Design does not need to conform.
Creativity is not a trend — it is survival.
From the earliest moments of human evolution, creativity was necessity.
To survive, we adapted. We invented. We made tools.
But our tools today have lost their urgency.
They no longer serve survival — they serve routine. They have become mundane, diluted, disposable.
This movement calls for a return to meaning.
To reimagine the everyday.
To reclaim the overlooked.
We believe that the objects we touch every day — pens, keys, wallets, shoes, garments — are not mere accessories to modern life.
They are extensions of our existence.
These are the true tools of our time.
They should be fun. They should be utilitarian.
They should last.
In a world drowning in fast design and fashion waste, this movement insists on slowness.
On intention.
On reuse without compromise. Craft without excess.

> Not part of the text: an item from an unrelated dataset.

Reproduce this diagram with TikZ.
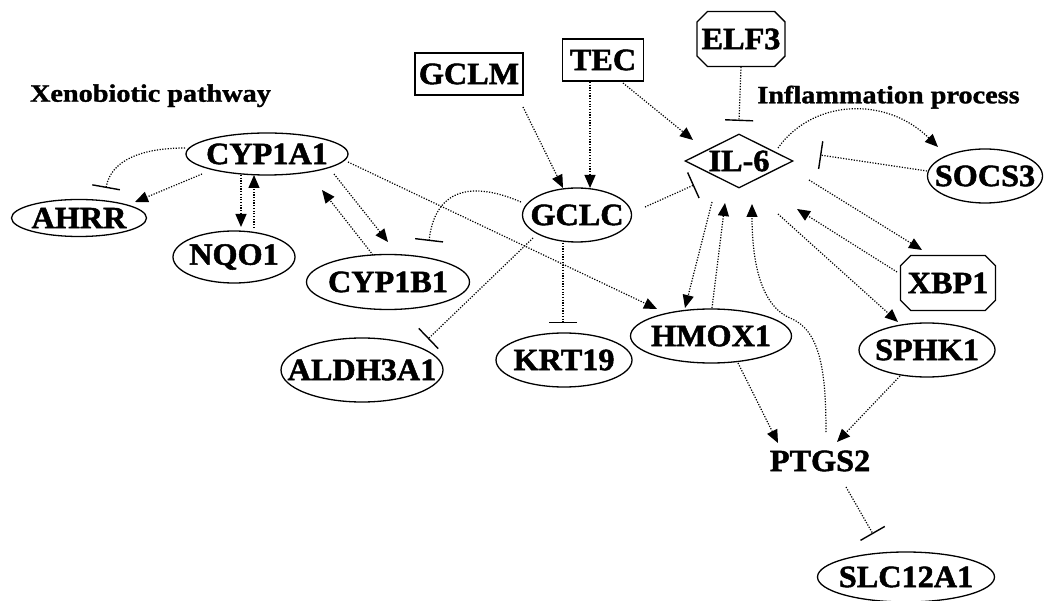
\documentclass[tikz,border=0pt]{standalone}
\usepackage{fontspec}
\setmainfont{Liberation Serif}
\newfontfamily\genefont{Liberation Serif}[FakeStretch=1.04,BoldFeatures={FakeBold=1.6}]
\newfontfamily\titlefont{Liberation Serif}[FakeStretch=1.13,BoldFeatures={FakeBold=1.3}]
\usetikzlibrary{shapes.geometric,shapes.misc,arrows.meta,calc}
\newcommand{\gt}[1]{\makebox[0pt]{#1}}
\tikzset{
  genefnt/.style={font={\genefont\bfseries\fontsize{31pt}{32pt}\selectfont}},
  titlefnt/.style={font={\titlefont\bfseries\fontsize{25pt}{27pt}\selectfont}},
  gene/.style={ellipse,draw,line width=1.3pt,inner sep=0pt,genefnt},
  genebox/.style={rectangle,draw,line width=1.3pt,inner sep=0pt,genefnt},
  geneoct/.style={chamfered rectangle,chamfered rectangle xsep=13pt,chamfered rectangle ysep=17pt,draw,line width=1.3pt,inner sep=0pt,genefnt},
  genedia/.style={diamond,draw,line width=1.3pt,inner sep=0pt,genefnt},
  genetxt/.style={inner sep=0pt,genefnt},
  lnk/.style={line width=1.2pt,dash pattern=on 1.2pt off 1.5pt},
  act/.style={lnk,-{Triangle[length=13pt,width=11pt]}},
  inh/.style={lnk,-{Bar[width=28pt,line width=1.4pt]}}
}
\begin{document}
\begin{tikzpicture}[x=1pt,y=-1pt]
\useasboundingbox (0,0) rectangle (1046,601);
% titles
\node[titlefnt,anchor=base,inner sep=0pt] (t1) at (150.5,101.7) {Xenobiotic pathway};
\node[titlefnt,anchor=base,inner sep=0pt] (t2) at (888.5,103.3) {Inflammation process};
% nodes
\node[gene,minimum width=162pt,minimum height=42pt] (CYP1A1) at (267,154) {\gt{CYP1A1}};
\node[gene,minimum width=135pt,minimum height=37pt] (AHRR) at (79,218) {\gt{AHRR}};
\node[gene,minimum width=122pt,minimum height=52pt] (NQO1) at (234,257) {\gt{NQO1}};
\node[gene,minimum width=163pt,minimum height=55pt] (CYP1B1) at (388,282) {\gt{CYP1B1}};
\node[gene,minimum width=162pt,minimum height=64pt] (ALDH3A1) at (362,370) {\gt{ALDH3A1}};
\node[gene,minimum width=136pt,minimum height=54pt] (KRT19) at (564,360) {\gt{KRT19}};
\node[gene,minimum width=109pt,minimum height=54pt] (GCLC) at (577,215) {\gt{GCLC}};
\node[genebox,minimum width=108pt,minimum height=42pt] (GCLM) at (469,74) {\gt{GCLM}};
\node[genebox,minimum width=81pt,minimum height=42pt] (TEC) at (603,60) {\gt{TEC}};
\node[geneoct,minimum width=88pt,minimum height=55pt] (ELF3) at (741,39) {\gt{ELF3}};
\node[genedia,minimum width=108pt,minimum height=54pt] (IL6) at (739,161) {\gt{IL-6}};
\node[gene,minimum width=115pt,minimum height=54pt] (SOCS3) at (985,176) {\gt{SOCS3}};
\node[geneoct,minimum width=95pt,minimum height=55pt] (XBP1) at (948,283) {\gt{XBP1}};
\node[gene,minimum width=136pt,minimum height=54pt] (SPHK1) at (927,350) {\gt{SPHK1}};
\node[gene,minimum width=161pt,minimum height=54pt] (HMOX1) at (711,336) {\gt{HMOX1}};
\node[genetxt] (PTGS2) at (820,461) {PTGS2};
\node[gene,minimum width=177pt,minimum height=50pt] (SLC12A1) at (906,577) {\gt{SLC12A1}};
% connectors
\draw[inh] ($(CYP1A1)+(-82,-6)$) .. controls ($(CYP1A1)+(-125,-6)$) and ($(AHRR)+(32,-58)$) .. ($(AHRR)+(27,-30)$);
\draw[act] ($(CYP1A1)+(-65,20)$) -- ($(AHRR)+(56,-16)$);
\draw[act] ($(CYP1A1)+(-26,21)$) -- ($(NQO1)+(7,-30)$);
\draw[act] ($(NQO1)+(20,-29)$) -- ($(CYP1A1)+(-13,21)$);
\draw[act] ($(CYP1B1)+(-15,-27)$) -- ($(CYP1A1)+(55,36)$);
\draw[act] ($(CYP1A1)+(67,20)$) -- ($(CYP1B1)+(0,-40)$);
\draw[inh] ($(GCLC)+(-56,-13)$) .. controls ($(GCLC)+(-107,-35)$) and ($(CYP1B1)+(47,-92)$) .. ($(CYP1B1)+(41,-41)$);
\draw[act] ($(CYP1A1)+(81,8)$) -- ($(HMOX1)+(-54,-27)$);
\draw[inh] ($(GCLC)+(-44,23)$) -- ($(ALDH3A1)+(66,-31)$);
\draw[inh] ($(GCLC)+(-14,28)$) -- ($(KRT19)+(-1,-37)$);
\draw[act] ($(GCLM)+(54,33)$) -- ($(GCLC)+(-14,-27)$);
\draw[act] ($(TEC)+(-13,22)$) -- ($(GCLC)+(13,-27)$);
\draw[act] ($(TEC)+(20,23)$) -- ($(IL6)+(-46,-21)$);
\draw[inh] ($(GCLC)+(68,-8)$) -- ($(IL6)+(-45,24)$);
\draw[inh] ($(ELF3)+(0,28)$) -- ($(IL6)+(0,-40)$);
\draw[act] ($(IL6)+(39,-13)$) .. controls ($(IL6)+(73,-61)$) and ($(SOCS3)+(-100,-81)$) .. ($(SOCS3)+(-47,-29)$);
\draw[inh] ($(SOCS3)+(-58,-5)$) -- ($(IL6)+(81,-6)$);
\draw[act] ($(IL6)+(70,19)$) -- ($(XBP1)+(-26,-33)$);
\draw[act] ($(XBP1)+(-51,-11)$) -- ($(IL6)+(58,48)$);
\draw[act] ($(IL6)+(39,53)$) -- ($(SPHK1)+(-29,-28)$);
\draw[act] ($(IL6)+(-27,41)$) -- ($(HMOX1)+(-26,-28)$);
\draw[act] ($(HMOX1)+(1,-28)$) -- ($(IL6)+(-14,42)$);
\draw[act] ($(PTGS2)+(6,-29)$) .. controls ($(PTGS2)+(6,-91)$) and ($(HMOX1)+(109,-6)$) .. ($(HMOX1)+(79,-18)$) .. controls ($(HMOX1)+(49,-31)$) and ($(IL6)+(13,99)$) .. ($(IL6)+(13,43)$);
\draw[act] ($(HMOX1)+(27,27)$) -- ($(PTGS2)+(-42,-18)$);
\draw[act] ($(SPHK1)+(-27,26)$) -- ($(PTGS2)+(17,-19)$);
\draw[inh] ($(PTGS2)+(26,26)$) -- ($(SLC12A1)+(-33,-43)$);
\end{tikzpicture}
\end{document}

This is not about nostalgia. It is about reawakening value.
The kind of value once stitched into garments that were worn with pride.
Washed with care. Passed down across generations — aging not into ruin, but into identity.
This is a stand against disposability.
A stand against the thoughtless mass production of things no one will remember.
Our tools will be made to endure.
And as they endure, they will change.
They will gather wear, gather memory, gather soul. In time, they will become something else entirely.
Artifacts of life.
Proof of use.
Evidence of living.
This is not a brand. This is not fashion.
This is a return to survival — through design.